NOTE: Many people have asked how they can get a copy of the seminar notebook referenced in this verbal presentation. You can request a copy from Summit’s admin over counseling at firstname.lastname@example.org (please note this is an administrative account; no individual or family counsel is provided through e-mail).
“What Is the Impact of Living In Brokenness?”
UNDERSTAND the impact of my suffering.
- Resource: self-awareness-on-my-journey
Memorize: Psalm 55:12-14 (ESV), “For it is not an enemy who taunts me—then I could bear it; it is not an adversary who deals insolently with me—then I could hide from him. But it is you, a man, my equal, my companion, my familiar friend. We used to take sweet counsel together, within God’s house we walked in the throng.” As you memorize this passage reflect upon these key points:
- “Psalm” – God knew we would need words to express the pain of hardship and betrayal in close relationships.
- “Not an enemy” – This multiplies the pain. Hence David repeats it twice.
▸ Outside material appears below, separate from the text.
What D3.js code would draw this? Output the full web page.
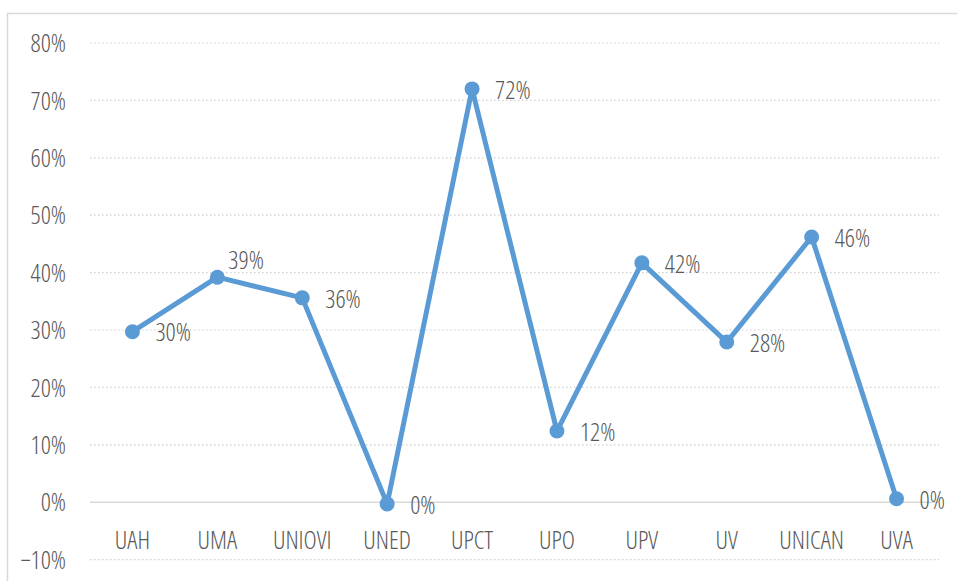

Love leaves us more vulnerable to pain.
- “Then I could hide” – When dysfunction occurs at home it feels impossible to “get away.” Rest is hard to find.
- “My familiar friend” – Codependent relational styles usually require closeness and familiarity before they manifest.
- “Used to… together” – Time invested in the relationship, even if unhealthily, becomes something to be grieved.
“Many women do not realize the different ways that an abuser has been harming them until they are out and away from his grip of power and control (p. 41)… The pattern starts at its center, which is the abuser himself. He puts his wants and whims first and foremost. And while the abuser’s life revolves around what he wants, the life of the abused revolves around the abuser (p. 42).” Justin and Lindsey Holcomb in Is It My Fault?
“Sin-shame is something we bring on ourselves; victimization-shame is done to us. Everyone has the experience of sin-shame, but not everyone has this shame intensified by victimization shame (p. 26)… Victimization-shame usually intensifies pre-existing sin-shame (p. 27).” Ed Welch in When People Are Big and God Is Small
“God did not intend for people to continuously depend on other people for their well-being. As we mature, he wants us to depend upon him. Certainly God uses individuals to meet many of our needs, but no person can meet all our needs all the time. When we believe that we always need a particular someone, we put that person in God’s position in our lives. Replacing God with a person will destroy us (p. 32).” Leslie Vernick in The Emotionally Destructive Relationship
“‘Enabling’ refers to anything you do that reinforces or increases the likelihood of your loved one’s substance using behavior, or any other behavior you don’t want to support (p. 183)… A screaming fight might also be enabling as it could give him all the reason he needs to justify smoking more pot (p. 184).” Foote, Wilkens, Koskane and Higgs in Beyond Addiction
“All codependent behaviors make sense if traced to their origins. The behaviors associated with codependency – from controlling to caretaking – are behaviors that saved our lives when we didn’t know what else to do (p. 9-10).” Melody Beattie in The New Codependency
“People-pleasers can mistake ‘niceness’ for love… People-pleasers can also mistake ‘yes’ for love (p. 214).” Ed Welch in When People Are Big and God Is Small
“One problem with masks and walls is that, though their purpose is to protect you from hurt, they hurt you even more because they don’t allow relationships (p. 26).” Ed Welch in What Do You Think of Me? Why Do I Care?